Work to be completed: All of the listing below must be repeated word for word. Pictures are the only thing to omit.

Source data:
+---+

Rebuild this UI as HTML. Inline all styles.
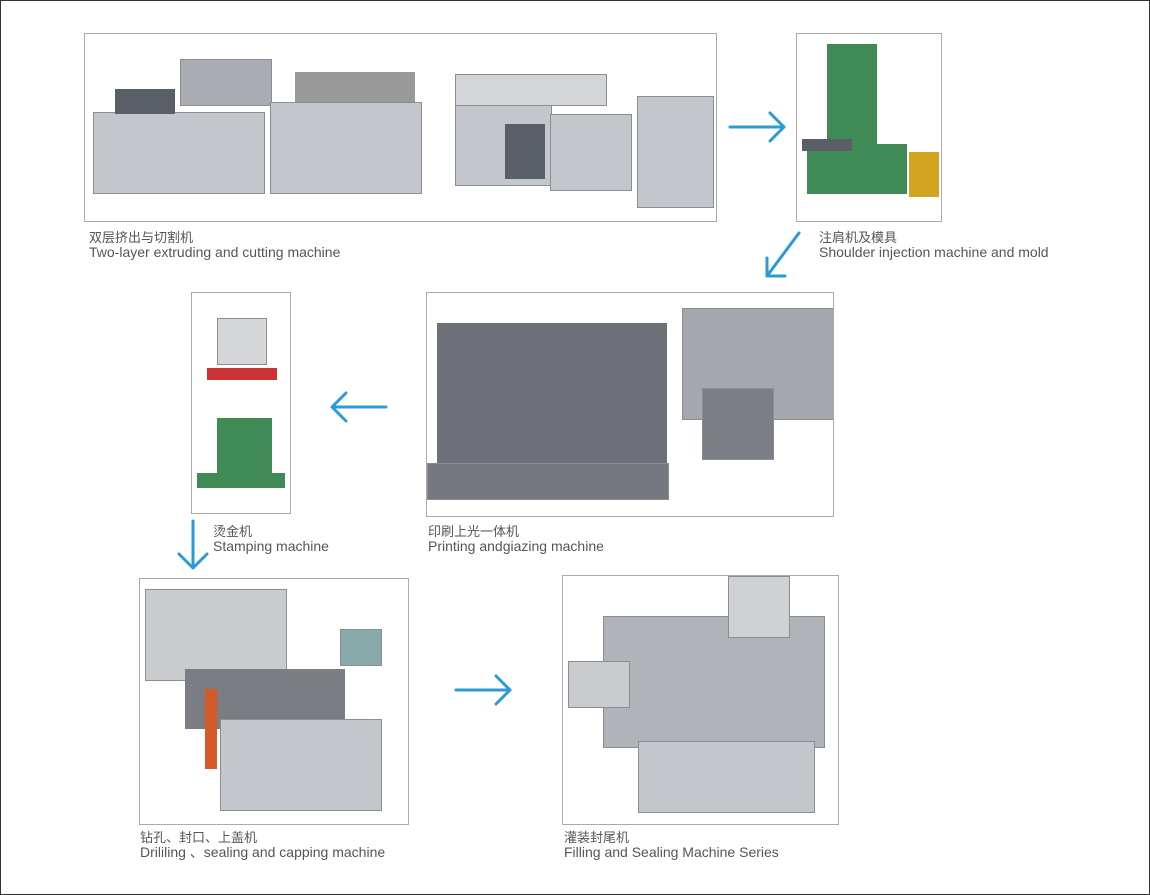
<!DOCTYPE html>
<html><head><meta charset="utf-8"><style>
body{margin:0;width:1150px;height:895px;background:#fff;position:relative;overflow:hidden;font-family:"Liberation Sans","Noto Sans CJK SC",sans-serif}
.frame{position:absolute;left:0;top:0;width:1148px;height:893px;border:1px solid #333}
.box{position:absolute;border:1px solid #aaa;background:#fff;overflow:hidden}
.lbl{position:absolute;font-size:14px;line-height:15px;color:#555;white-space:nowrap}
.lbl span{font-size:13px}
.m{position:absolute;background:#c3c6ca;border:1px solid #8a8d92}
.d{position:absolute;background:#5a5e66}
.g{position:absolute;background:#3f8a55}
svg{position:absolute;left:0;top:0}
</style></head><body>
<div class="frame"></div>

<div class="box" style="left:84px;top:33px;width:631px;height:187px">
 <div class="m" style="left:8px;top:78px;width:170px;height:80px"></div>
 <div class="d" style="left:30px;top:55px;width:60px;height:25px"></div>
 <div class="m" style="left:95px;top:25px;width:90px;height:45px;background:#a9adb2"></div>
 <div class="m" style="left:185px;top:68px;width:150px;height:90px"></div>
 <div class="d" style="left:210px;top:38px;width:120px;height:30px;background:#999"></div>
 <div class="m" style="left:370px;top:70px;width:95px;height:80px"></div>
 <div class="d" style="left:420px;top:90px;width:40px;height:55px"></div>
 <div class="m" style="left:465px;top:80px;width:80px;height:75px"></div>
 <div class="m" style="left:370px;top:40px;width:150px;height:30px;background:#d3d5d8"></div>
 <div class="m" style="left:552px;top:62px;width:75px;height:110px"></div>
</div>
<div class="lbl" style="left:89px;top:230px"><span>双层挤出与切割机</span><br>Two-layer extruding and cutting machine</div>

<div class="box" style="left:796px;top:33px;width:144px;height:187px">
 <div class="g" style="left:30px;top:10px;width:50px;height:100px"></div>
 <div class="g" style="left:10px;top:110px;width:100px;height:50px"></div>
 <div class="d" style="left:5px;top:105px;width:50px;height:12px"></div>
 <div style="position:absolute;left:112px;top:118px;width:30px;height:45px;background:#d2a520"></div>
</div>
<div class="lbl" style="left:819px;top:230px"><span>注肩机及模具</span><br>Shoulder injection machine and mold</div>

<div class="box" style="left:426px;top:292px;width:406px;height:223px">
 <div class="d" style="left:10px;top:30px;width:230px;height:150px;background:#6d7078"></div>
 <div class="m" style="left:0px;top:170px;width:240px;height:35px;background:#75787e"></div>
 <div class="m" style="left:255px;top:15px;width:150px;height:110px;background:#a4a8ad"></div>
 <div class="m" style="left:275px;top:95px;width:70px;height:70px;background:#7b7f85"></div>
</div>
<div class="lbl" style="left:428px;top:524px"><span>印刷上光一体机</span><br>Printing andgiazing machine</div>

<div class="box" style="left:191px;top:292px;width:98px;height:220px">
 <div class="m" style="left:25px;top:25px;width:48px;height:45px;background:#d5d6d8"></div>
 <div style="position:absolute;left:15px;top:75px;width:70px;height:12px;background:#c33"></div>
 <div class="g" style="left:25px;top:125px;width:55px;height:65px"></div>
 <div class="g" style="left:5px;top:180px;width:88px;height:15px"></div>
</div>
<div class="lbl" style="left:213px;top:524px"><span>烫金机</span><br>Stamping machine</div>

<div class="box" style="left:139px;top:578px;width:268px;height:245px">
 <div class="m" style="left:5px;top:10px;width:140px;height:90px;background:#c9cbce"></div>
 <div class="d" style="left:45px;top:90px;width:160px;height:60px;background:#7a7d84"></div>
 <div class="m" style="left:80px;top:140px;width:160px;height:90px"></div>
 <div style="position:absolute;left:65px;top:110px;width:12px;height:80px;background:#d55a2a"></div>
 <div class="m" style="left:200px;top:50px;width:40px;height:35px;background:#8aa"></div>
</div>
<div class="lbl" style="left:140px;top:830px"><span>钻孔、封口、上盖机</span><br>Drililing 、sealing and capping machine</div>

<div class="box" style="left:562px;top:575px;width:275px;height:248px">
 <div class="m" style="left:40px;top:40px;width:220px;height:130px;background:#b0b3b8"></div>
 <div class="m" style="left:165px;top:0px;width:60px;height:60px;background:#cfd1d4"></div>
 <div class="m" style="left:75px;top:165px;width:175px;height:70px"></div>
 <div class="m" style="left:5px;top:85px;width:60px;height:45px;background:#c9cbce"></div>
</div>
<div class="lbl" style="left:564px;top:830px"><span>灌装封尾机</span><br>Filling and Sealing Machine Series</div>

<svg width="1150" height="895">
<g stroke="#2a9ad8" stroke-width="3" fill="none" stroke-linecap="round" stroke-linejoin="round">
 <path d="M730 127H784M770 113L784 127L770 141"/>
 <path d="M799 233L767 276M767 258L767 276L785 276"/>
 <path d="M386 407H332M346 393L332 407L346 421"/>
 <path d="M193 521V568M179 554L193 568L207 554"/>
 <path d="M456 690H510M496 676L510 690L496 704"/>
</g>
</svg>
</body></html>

+---+

Response to this exercise:
Rebuild this UI as HTML. Inline all styles.
<!DOCTYPE html>
<html><head><meta charset="utf-8"><style>
body{margin:0;width:1150px;height:895px;background:#fff;position:relative;overflow:hidden;font-family:"Liberation Sans","Noto Sans CJK SC",sans-serif}
.frame{position:absolute;left:0;top:0;width:1148px;height:893px;border:1px solid #333}
.box{position:absolute;border:1px solid #aaa;background:#fff;overflow:hidden}
.lbl{position:absolute;font-size:14px;line-height:15px;color:#555;white-space:nowrap}
.lbl span{font-size:13px}
.m{position:absolute;background:#c3c6ca;border:1px solid #8a8d92}
.d{position:absolute;background:#5a5e66}
.g{position:absolute;background:#3f8a55}
svg{position:absolute;left:0;top:0}
</style></head><body>
<div class="frame"></div>

<div class="box" style="left:84px;top:33px;width:631px;height:187px">
 <div class="m" style="left:8px;top:78px;width:170px;height:80px"></div>
 <div class="d" style="left:30px;top:55px;width:60px;height:25px"></div>
 <div class="m" style="left:95px;top:25px;width:90px;height:45px;background:#a9adb2"></div>
 <div class="m" style="left:185px;top:68px;width:150px;height:90px"></div>
 <div class="d" style="left:210px;top:38px;width:120px;height:30px;background:#999"></div>
 <div class="m" style="left:370px;top:70px;width:95px;height:80px"></div>
 <div class="d" style="left:420px;top:90px;width:40px;height:55px"></div>
 <div class="m" style="left:465px;top:80px;width:80px;height:75px"></div>
 <div class="m" style="left:370px;top:40px;width:150px;height:30px;background:#d3d5d8"></div>
 <div class="m" style="left:552px;top:62px;width:75px;height:110px"></div>
</div>
<div class="lbl" style="left:89px;top:230px"><span>双层挤出与切割机</span><br>Two-layer extruding and cutting machine</div>

<div class="box" style="left:796px;top:33px;width:144px;height:187px">
 <div class="g" style="left:30px;top:10px;width:50px;height:100px"></div>
 <div class="g" style="left:10px;top:110px;width:100px;height:50px"></div>
 <div class="d" style="left:5px;top:105px;width:50px;height:12px"></div>
 <div style="position:absolute;left:112px;top:118px;width:30px;height:45px;background:#d2a520"></div>
</div>
<div class="lbl" style="left:819px;top:230px"><span>注肩机及模具</span><br>Shoulder injection machine and mold</div>

<div class="box" style="left:426px;top:292px;width:406px;height:223px">
 <div class="d" style="left:10px;top:30px;width:230px;height:150px;background:#6d7078"></div>
 <div class="m" style="left:0px;top:170px;width:240px;height:35px;background:#75787e"></div>
 <div class="m" style="left:255px;top:15px;width:150px;height:110px;background:#a4a8ad"></div>
 <div class="m" style="left:275px;top:95px;width:70px;height:70px;background:#7b7f85"></div>
</div>
<div class="lbl" style="left:428px;top:524px"><span>印刷上光一体机</span><br>Printing andgiazing machine</div>

<div class="box" style="left:191px;top:292px;width:98px;height:220px">
 <div class="m" style="left:25px;top:25px;width:48px;height:45px;background:#d5d6d8"></div>
 <div style="position:absolute;left:15px;top:75px;width:70px;height:12px;background:#c33"></div>
 <div class="g" style="left:25px;top:125px;width:55px;height:65px"></div>
 <div class="g" style="left:5px;top:180px;width:88px;height:15px"></div>
</div>
<div class="lbl" style="left:213px;top:524px"><span>烫金机</span><br>Stamping machine</div>

<div class="box" style="left:139px;top:578px;width:268px;height:245px">
 <div class="m" style="left:5px;top:10px;width:140px;height:90px;background:#c9cbce"></div>
 <div class="d" style="left:45px;top:90px;width:160px;height:60px;background:#7a7d84"></div>
 <div class="m" style="left:80px;top:140px;width:160px;height:90px"></div>
 <div style="position:absolute;left:65px;top:110px;width:12px;height:80px;background:#d55a2a"></div>
 <div class="m" style="left:200px;top:50px;width:40px;height:35px;background:#8aa"></div>
</div>
<div class="lbl" style="left:140px;top:830px"><span>钻孔、封口、上盖机</span><br>Drililing 、sealing and capping machine</div>

<div class="box" style="left:562px;top:575px;width:275px;height:248px">
 <div class="m" style="left:40px;top:40px;width:220px;height:130px;background:#b0b3b8"></div>
 <div class="m" style="left:165px;top:0px;width:60px;height:60px;background:#cfd1d4"></div>
 <div class="m" style="left:75px;top:165px;width:175px;height:70px"></div>
 <div class="m" style="left:5px;top:85px;width:60px;height:45px;background:#c9cbce"></div>
</div>
<div class="lbl" style="left:564px;top:830px"><span>灌装封尾机</span><br>Filling and Sealing Machine Series</div>

<svg width="1150" height="895">
<g stroke="#2a9ad8" stroke-width="3" fill="none" stroke-linecap="round" stroke-linejoin="round">
 <path d="M730 127H784M770 113L784 127L770 141"/>
 <path d="M799 233L767 276M767 258L767 276L785 276"/>
 <path d="M386 407H332M346 393L332 407L346 421"/>
 <path d="M193 521V568M179 554L193 568L207 554"/>
 <path d="M456 690H510M496 676L510 690L496 704"/>
</g>
</svg>
</body></html>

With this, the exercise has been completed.